I've overheard one sister say, "It's easier for me to do the shopping than wait for my sister to get around to it." Her sister's response was, "She always says she's already taken care of everything when I offer to help."
Give the entire family opportunities to share in caregiving, even when it may require some flexibility. In one family I recall a very controlling brother who cared for his parents in his home and refused his sister's help on her day off from work because he felt this caused a disruption in the routine.
Don't assume that you are the only competent person in the family.
It's likely that other family members are equally competent to manage your parent's care. An example is when one sister says "She buys food that Dad is not supposed to have in his diet." And the other sister remarks, "Every time I try to help, she complains that I don't do anything right." Allow others to take on duties and show great patience with their mistakes while learning.Do recognize that there are usually underlying reasons for the "all talk" person.
He or she may feel guilty about not helping or even feel less competent. Try to give him or her the benefit of the doubt with comments like "I know you wish you could visit more often, but Dad sure does light up whenever he gets a chance to see you."
Don't allow criticism from the "all talk" person to offend you.

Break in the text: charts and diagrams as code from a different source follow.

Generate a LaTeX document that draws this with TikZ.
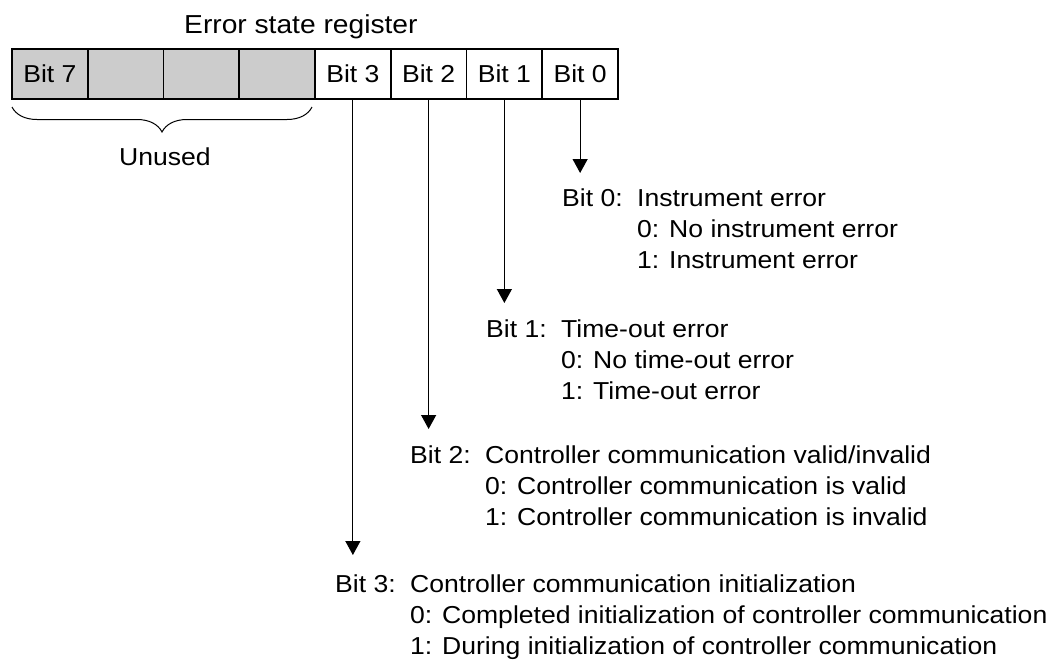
\documentclass[tikz,border=0pt]{standalone}
\usepackage{fontspec}
\setmainfont{Liberation Sans}[FakeStretch=1.084]
\usetikzlibrary{positioning,arrows.meta,decorations.pathreplacing}

\def\cellwd{75.75pt}
\def\cellht{50pt}

\tikzset{
  bitcell/.style={draw, line width=1.6pt, minimum width=\cellwd, minimum height=\cellht,
    inner sep=0pt, outer sep=0pt},
  unusedcell/.style={bitcell, fill=gray!40},
  bitarrow/.style={line width=1.2pt, -{Triangle[width=15pt,length=14pt]}},
  bitdesc/.style={anchor=base west, inner sep=0pt},
}

\begin{document}
\begin{tikzpicture}[x=1pt, y=-1pt, font=\fontsize{24.5}{31}\selectfont]
        \useasboundingbox (0,0) rectangle (1055,659);
        % title
        \node[anchor=base west, inner sep=0pt, font=\fontsize{26}{31}\selectfont] (title) at (184,33) {Error state register};
        % register cells
        \node[unusedcell, anchor=north west] (b7) at (12,49) {Bit 7};
        \node[unusedcell, right=0pt of b7] (b6) {};
        \node[unusedcell, right=0pt of b6] (b5) {};
        \node[unusedcell, right=0pt of b5] (b4) {};
        \node[bitcell, right=0pt of b4] (b3) {Bit 3};
        \node[bitcell, right=0pt of b3] (b2) {Bit 2};
        \node[bitcell, right=0pt of b2] (b1) {Bit 1};
        \node[bitcell, right=0pt of b1] (b0) {Bit 0};
        % unused bits
        \coordinate (ul) at (12,107);
        \coordinate (ur) at (312,107);
        \draw[line width=1pt, decorate, decoration={brace, mirror, amplitude=25pt}] (ul) -- (ur);
        \node[anchor=base, inner sep=0pt] (unused) at (165,165) {Unused};
        % arrow tips
        \coordinate (t0) at (b0.south |- 0,173);
        \coordinate (t1) at (b1.south |- 0,303);
        \coordinate (t2) at (b2.south |- 0,429);
        \coordinate (t3) at (b3.south |- 0,555);
        \draw[bitarrow] (b0.south) -- (t0);
        \draw[bitarrow] (b1.south) -- (t1);
        \draw[bitarrow] (b2.south) -- (t2);
        \draw[bitarrow] (b3.south) -- (t3);
        % bit descriptions
        \node[bitdesc] (d0) at (562,206) {\begin{tabular}[t]{@{}p{75pt}@{}l@{}}
          Bit 0: & Instrument error\\
          & 0: No instrument error\\
          & 1: Instrument error\end{tabular}};
        \node[bitdesc] (d1) at (486,337) {\begin{tabular}[t]{@{}p{75pt}@{}l@{}}
          Bit 1: & Time-out error\\
          & 0: No time-out error\\
          & 1: Time-out error\end{tabular}};
        \node[bitdesc] (d2) at (410,463) {\begin{tabular}[t]{@{}p{75pt}@{}l@{}}
          Bit 2: & Controller communication valid/invalid\\
          & 0: Controller communication is valid\\
          & 1: Controller communication is invalid\end{tabular}};
        \node[bitdesc] (d3) at (335,592) {\begin{tabular}[t]{@{}p{75pt}@{}l@{}}
          Bit 3: & Controller communication initialization\\
          & 0: Completed initialization of controller communication\\
          & 1: During initialization of controller communication\end{tabular}};
    \end{tikzpicture}
\end{document}
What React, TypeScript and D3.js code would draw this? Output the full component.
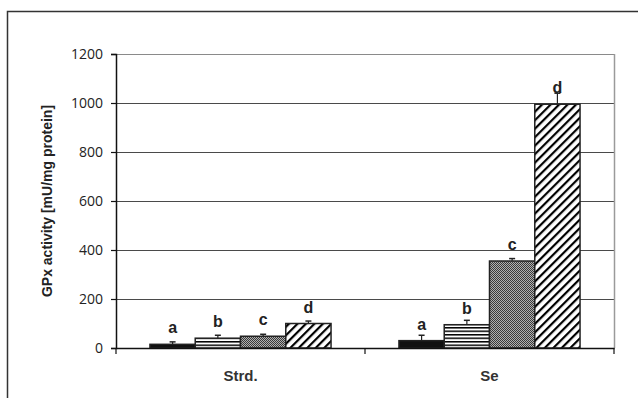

Instead invite him or her to put such ideas into action. For instance I overheard one brother telling another "I really like your idea about organizing Mom's medications into pill boxes... would you mind getting that set up for Mom?"
Do encourage frequent praise of your family members regarding their caregiving efforts.
Never gang up on a family member, which will likely cause alienation. Referring to the example above, the same brother tactfully commented, "I'm glad we can count on you to manage the medication boxes for Mom because you are the most organized one around here."Don't overlap family member's visits if possible.
Schedule in advance each family member's visit in order to maximize the time for a regular caregiver to be off duty.Do alternate residences of siblings (if feasible).
This is something to think about when parents can no longer remain at home. I have often seen brothers and sisters take turns having their parents stay with them for intervals of 1-2 months up to 6 months at a time and it seems to work very successfully.
Don't enable either of your parents to depend solely on you.
Be careful of being manipulted into a situation where you are regarded as the only one who can properly take care of mom and dad. This can happen shamelessly and be mistaken for a compliment initially, with disastrous results later.
Don't allow a visit from an out-of-town family member that obliges you to prepare meals and entertain them. If you cannot use this time for your own well-deserved respite, than at the very least make certain that this visiting family member is not treated as company but instead as another helping hand.Do consider hiring an Elder Law Attorney and possibly a Financial Advisor
Hiring a professional to manage the legal and financial aspects of your parent's affairs will relieve you and your family of added responsibilities.Do consider hiring a Geriatric Care Manager
A neutral professional can help to overse your parent's care and delegate caregiving responsibilities.Do keep in mind the reason behind your caregiving efforts.
Love for your aging parents. Accommodating their needs and desires in order to bring about their happiness is a very selfless act that is all too often overlooked.